=== SUPPLIED INFORMATION ===
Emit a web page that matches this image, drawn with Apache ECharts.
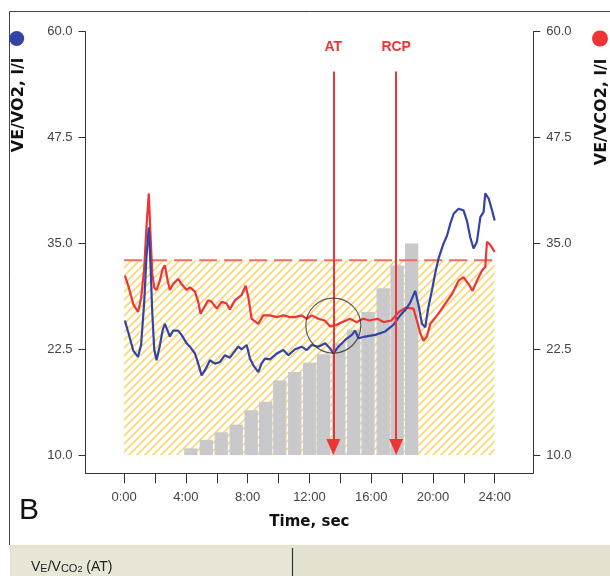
<!DOCTYPE html>
<html>
<head>
<meta charset="utf-8">
<script src="https://cdn.jsdelivr.net/npm/echarts@6/dist/echarts.min.js"></script>
<style>
html,body{margin:0;padding:0;background:#fff;}
#chart{width:610px;height:576px;}
</style>
</head>
<body>
<div id="chart"></div>
<script>
// ---- data (minutes, l/l) ----
const blueTimes = [0.05,0.3,0.6,0.9,1.1,1.3,1.45,1.6,1.7,1.82,1.95,2.1,2.3,2.5,2.64,2.86,2.96,3.18,3.5,3.72,4.05,4.26,4.59,4.8,5.02,5.23,5.56,5.88,6.21,6.53,6.85,7.18,7.39,7.61,7.94,8.15,8.37,8.69,8.9,9.12,9.45,9.88,10.31,10.64,11.07,11.5,11.83,12.15,12.58,13.02,13.34,13.55,13.88,14.31,14.75,14.96,15.18,15.61,16.26,16.91,17.45,17.88,18.2,18.53,18.85,19.07,19.29,19.5,19.71,19.94,20.15,20.36,20.69,20.91,21.12,21.34,21.66,21.98,22.2,22.42,22.63,22.85,23.07,23.28,23.39,23.61,23.83,24.0];
const veVo2 = [25.9,24.3,22.3,21.6,23.0,28.0,33.5,36.9,33.0,27.0,22.5,21.2,22.8,24.8,25.5,24.5,24.0,24.7,24.7,24.2,23.2,22.8,22.0,20.8,19.4,20.0,21.2,20.8,21.0,21.8,21.5,22.3,22.8,22.5,23.0,21.4,20.6,19.8,20.8,21.4,21.3,22.0,22.4,21.8,22.5,22.8,22.4,23.0,22.8,23.2,22.6,22.0,22.8,23.6,24.2,24.7,23.8,24.0,24.2,24.6,25.4,26.5,27.1,28.0,29.4,27.7,25.5,25.1,27.5,29.5,31.5,33.2,35.0,35.9,37.3,38.5,39.1,38.9,37.7,35.7,34.4,35.2,38.1,38.7,40.9,40.3,38.9,37.7];
const redTimes = [0.05,0.3,0.6,0.9,1.1,1.3,1.45,1.6,1.7,1.82,1.95,2.1,2.3,2.5,2.64,2.8,2.96,3.18,3.5,3.72,4.05,4.26,4.59,4.8,4.95,5.23,5.45,5.67,6.0,6.32,6.64,6.85,7.18,7.61,7.87,8.04,8.26,8.69,9.01,9.45,9.88,10.31,10.75,11.06,11.5,11.83,12.15,12.58,13.0,13.34,13.66,14.1,14.63,15.05,15.48,15.9,16.4,16.83,17.3,17.8,18.25,18.74,18.96,19.18,19.39,19.61,19.83,20.36,20.8,21.23,21.66,21.98,22.31,22.57,22.85,23.18,23.39,23.5,23.72,24.0];
const veVco2 = [31.2,29.8,27.8,26.9,28.5,32.0,37.0,40.9,36.5,31.5,29.8,29.5,30.5,32.0,32.4,30.8,29.5,30.2,30.8,30.2,29.5,29.8,29.3,28.1,26.7,27.6,28.3,28.1,27.3,28.1,27.9,27.2,28.3,28.9,30.0,28.7,26.1,25.5,26.5,26.5,26.3,26.5,26.3,26.3,26.5,26.1,26.5,26.1,25.9,25.2,25.3,25.7,26.1,25.7,26.1,25.9,26.1,25.7,25.9,26.9,27.4,27.3,25.9,24.4,23.5,24.0,25.5,26.7,27.9,29.0,30.6,31.0,30.2,29.4,30.6,31.8,32.2,35.2,34.8,34.0];
const barTimes = [4.32,5.32,6.29,7.26,8.23,9.17,10.08,11.05,12.02,12.92,13.9,14.87,15.8,16.78,17.68,18.62];
const barValues = [10.8,11.8,12.7,13.6,15.3,16.3,18.8,19.8,20.9,21.9,23.2,24.8,26.9,29.7,32.4,35.0];
const xTickValues = [0,2,4,6,8,10,12,14,16,18,20,22,24];
const xLabelValues = [0,4,8,12,16,20,24];
const yTickValues = [10,22.5,35,47.5,60];
const thresholdValue = 33;
const floorValue = 10;
const hatchStart = 0, hatchEnd = 24;
const atTime = 13.55, rcpTime = 17.62;
const markerTop = 55.3;
const circleCenter = [13.55, 25.3];

function makeHatch(){
  const s = 8;
  const c = document.createElement('canvas');
  c.width = s; c.height = s;
  const g = c.getContext('2d');
  g.strokeStyle = '#F8D774';
  g.lineWidth = 1.6;
  g.beginPath();
  g.moveTo(-1, s+1); g.lineTo(s+1, -1);
  g.moveTo(-1, 1); g.lineTo(1, -1);
  g.moveTo(s-1, s+1); g.lineTo(s+1, s-1);
  g.stroke();
  return c;
}

const FONT = '"Liberation Sans", Arial, sans-serif';
const BOLDFONT = '"DejaVu Sans", Verdana, sans-serif';
const chart = echarts.init(document.getElementById('chart'), null, {renderer:'canvas'});

// arrow head is centred on its end point: lift it by half its height (8px ≈ 0.95 units)
const arrowLift = 0.95;

function yAxisCfg(pos){
  return {
    type:'value', min:7.85, max:60, position:pos,
    axisLine:{show:true, onZero:false, lineStyle:{color:'#333', width:1}},
    axisTick:{show:true, length:7, customValues:yTickValues, lineStyle:{color:'#333'}},
    axisLabel:{customValues:yTickValues, formatter:v=>v.toFixed(1), color:'#444', fontSize:13, fontFamily:FONT, margin:13},
    splitLine:{show:false}
  };
}

const option = {
  animation:false,
  backgroundColor:'#fff',
  grid:{left:85.5, right:76.7, top:31.7, bottom:102.7, containLabel:false},
  xAxis:{
    type:'value', min:-2.5, max:26.5,
    axisLine:{show:true, onZero:false, lineStyle:{color:'#333', width:1}},
    axisTick:{show:true, length:10, customValues:xTickValues, lineStyle:{color:'#333'}},
    axisLabel:{customValues:xLabelValues, formatter:v=>v+':00', color:'#444', fontSize:13, fontFamily:FONT, margin:18},
    splitLine:{show:false},
    name:'Time, sec', nameLocation:'middle', nameGap:41,
    nameTextStyle:{fontFamily:BOLDFONT, fontWeight:'bold', fontSize:15, color:'#111'}
  },
  yAxis:[yAxisCfg('left'), yAxisCfg('right')],
  series:[
    {
      type:'line', name:'threshold', z:3, silent:true, symbol:'none',
      data:[[hatchStart, thresholdValue],[hatchEnd, thresholdValue]],
      lineStyle:{color:'#F26A6A', width:2, type:[18,7]},
      markArea:{silent:true, z:1,
        itemStyle:{color:{image:makeHatch(), repeat:'repeat'}},
        data:[[{coord:[hatchStart, floorValue]},{coord:[hatchEnd, thresholdValue]}]]
      }
    },
    {
      type:'custom', name:'load', z:2, silent:true,
      data:barTimes.map((t,i)=>[t, barValues[i]]),
      renderItem:function(params, api){
        const t = api.value(0), v = api.value(1);
        const half = 0.43;
        const p1 = api.coord([t-half, v]);
        const p2 = api.coord([t+half, floorValue]);
        return {type:'rect', shape:{x:p1[0], y:p1[1], width:p2[0]-p1[0], height:p2[1]-p1[1]}, style:{fill:'#C9C9CB'}};
      }
    },
    {
      type:'line', name:'VE/VCO2', yAxisIndex:1, z:4, symbol:'none',
      data:redTimes.map((t,i)=>[t, veVco2[i]]),
      lineStyle:{color:'#EE3434', width:2.2}
    },
    {
      type:'line', name:'VE/VO2', yAxisIndex:0, z:4, symbol:'none',
      data:blueTimes.map((t,i)=>[t, veVo2[i]]),
      lineStyle:{color:'#3344A6', width:2.2},
      markLine:{
        silent:true, z:5, symbol:['none','triangle'], symbolSize:[14,16],
        lineStyle:{color:'#EE3434', width:2, type:'solid'},
        label:{show:true, position:'start', formatter:'{b}', color:'#EE3434', fontWeight:'bold', fontSize:14, fontFamily:FONT, distance:17},
        data:[
          [{coord:[atTime, markerTop], name:'AT'},{coord:[atTime, floorValue + arrowLift]}],
          [{coord:[rcpTime, markerTop], name:'RCP'},{coord:[rcpTime, floorValue + arrowLift]}]
        ]
      }
    },
    {
      type:'scatter', name:'circle', z:6, silent:true,
      data:[circleCenter], symbol:'circle', symbolSize:55,
      itemStyle:{color:'rgba(0,0,0,0)', borderColor:'#333', borderWidth:1.2}
    }
  ],
  graphic:[
    {type:'line', shape:{x1:9.5, y1:11.5, x2:610, y2:11.5}, style:{stroke:'#444', lineWidth:1}, silent:true},
    {type:'line', shape:{x1:9.5, y1:11.5, x2:9.5, y2:545}, style:{stroke:'#444', lineWidth:1}, silent:true},
    {type:'circle', shape:{cx:16.7, cy:38.5, r:7.5}, style:{fill:'#3344A6'}, silent:true},
    {type:'circle', shape:{cx:600, cy:38.5, r:8}, style:{fill:'#EE3434'}, silent:true},
    {type:'text', x:19, y:105, rotation:Math.PI/2, silent:true,
      style:{text:'VE/VO2, l/l', fill:'#111', font:'bold 16px "DejaVu Sans", Verdana, sans-serif', textAlign:'center', textVerticalAlign:'middle'}},
    {type:'text', x:602, y:112, rotation:Math.PI/2, silent:true,
      style:{text:'VE/VCO2, l/l', fill:'#111', font:'bold 16px "DejaVu Sans", Verdana, sans-serif', textAlign:'center', textVerticalAlign:'middle'}},
    {type:'text', x:19, y:511, silent:true,
      style:{text:'B', fill:'#111', font:'30px "Liberation Sans", Arial, sans-serif', textAlign:'left', textVerticalAlign:'middle'}},
    {type:'rect', shape:{x:10, y:545, width:600, height:31}, style:{fill:'#E6E2D1'}, silent:true},
    {type:'rect', shape:{x:12, y:548, width:280, height:28}, style:{fill:'#E9E6D7'}, silent:true},
    {type:'line', shape:{x1:292.5, y1:548, x2:292.5, y2:576}, style:{stroke:'#333', lineWidth:1.2}, silent:true},
    {type:'text', x:31, y:566, silent:true,
      style:{
        text:'{a|V}{s|E}{a|/V}{s|CO}{u|2}{a| (AT)}',
        textVerticalAlign:'middle',
        rich:{
          a:{fontSize:14, fontFamily:FONT, fill:'#222', color:'#222', verticalAlign:'bottom', lineHeight:16},
          s:{fontSize:11, fontFamily:FONT, fill:'#222', color:'#222', verticalAlign:'bottom', lineHeight:16},
          u:{fontSize:9, fontFamily:FONT, fill:'#222', color:'#222', verticalAlign:'bottom', lineHeight:12}
        }
      }}
  ]
};
chart.setOption(option);
</script>
</body>
</html>
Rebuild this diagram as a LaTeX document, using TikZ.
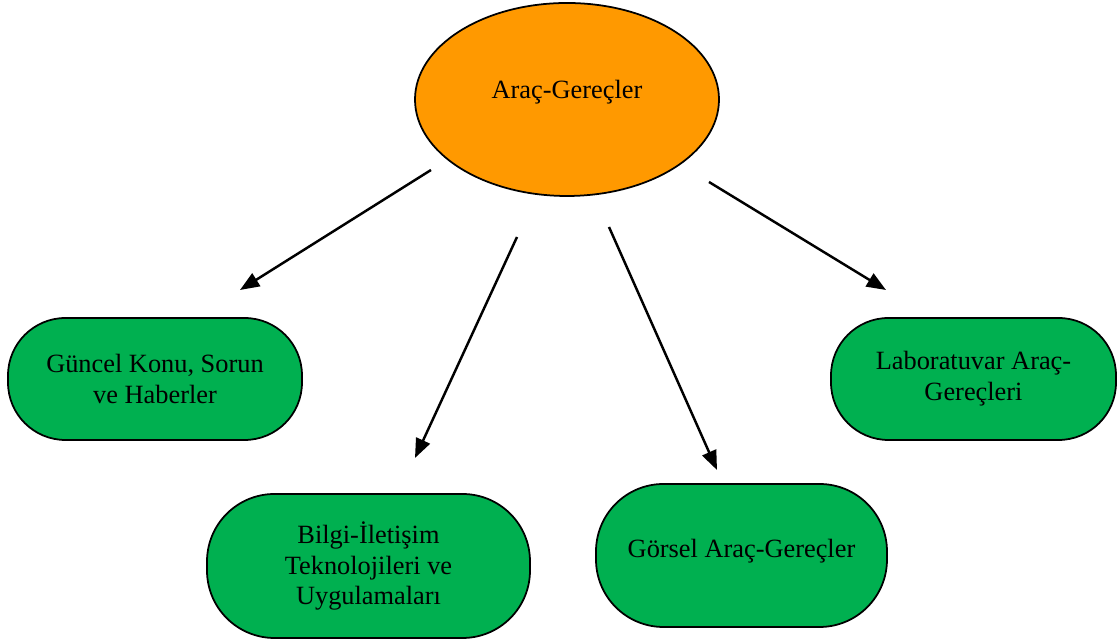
\documentclass[tikz,border=0pt]{standalone}
\usepackage{fontspec}
\setmainfont{Liberation Serif}
\usetikzlibrary{
  shapes.geometric,
  arrows.meta
}
\definecolor{toolorange}{HTML}{FF9900}
\definecolor{toolgreen}{HTML}{00B050}

\begin{document}
\begin{tikzpicture}[
  every node/.style={font=\fontsize{15}{17.6}\selectfont, align=center},
  mainnode/.style={ellipse, draw, line width=1pt, fill=toolorange,
    minimum width=6.08cm, minimum height=3.86cm},
  topicbox/.style={rectangle, draw, line width=1pt, fill=toolgreen,
    rounded corners=1.15cm, inner sep=0pt},
  link/.style={line width=1.4pt, -{Triangle[length=11pt,width=8.5pt]}}
]
\useasboundingbox (0,0) rectangle (22.36,12.8);
\node[mainnode] (tools) at (11.34,10.81) {\raisebox{11pt}{Araç-Gereçler}};
\node[topicbox, minimum width=5.88cm, minimum height=2.44cm] (news) at (3.10,5.22) {Güncel Konu, Sorun\\ve Haberler};
\node[topicbox, minimum width=6.46cm, minimum height=2.88cm, rounded corners=1.35cm] (ict) at (7.37,1.48) {Bilgi-İletişim\\Teknolojileri ve\\Uygulamaları};
\node[topicbox, minimum width=5.82cm, minimum height=2.86cm, rounded corners=1.35cm] (visual) at (14.83,1.69) {\raisebox{8pt}{Görsel Araç-Gereçler}};
\node[topicbox, minimum width=5.70cm, minimum height=2.44cm] (lab) at (19.47,5.22) {Laboratuvar Araç-\\Gereçleri};
% arrows stand free of the shapes
\coordinate (news-from) at (8.62,9.40);
\coordinate (news-to) at (4.80,7.00);
\coordinate (ict-from) at (10.34,8.06);
\coordinate (ict-to) at (8.30,3.64);
\coordinate (visual-from) at (12.18,8.26);
\coordinate (visual-to) at (14.34,3.40);
\coordinate (lab-from) at (14.18,9.16);
\coordinate (lab-to) at (17.72,7.00);
\draw[link] (news-from) -- (news-to);
\draw[link] (ict-from) -- (ict-to);
\draw[link] (visual-from) -- (visual-to);
\draw[link] (lab-from) -- (lab-to);
\end{tikzpicture}
\end{document}
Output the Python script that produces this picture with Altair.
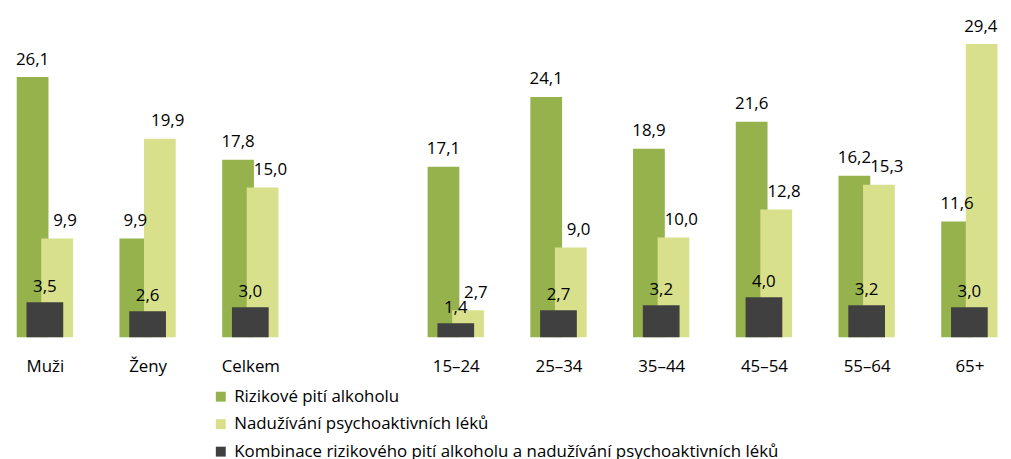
===
*OBJECTIVE*: Gather every line from the listing above in which "this" appears, and copy those lines.

*SOLUTION*:
Emit a web page that matches this image, drawn with Apache ECharts.
Rebuild this diagram as a LaTeX document, using TikZ.
Output the Python script that produces this picture with Altair.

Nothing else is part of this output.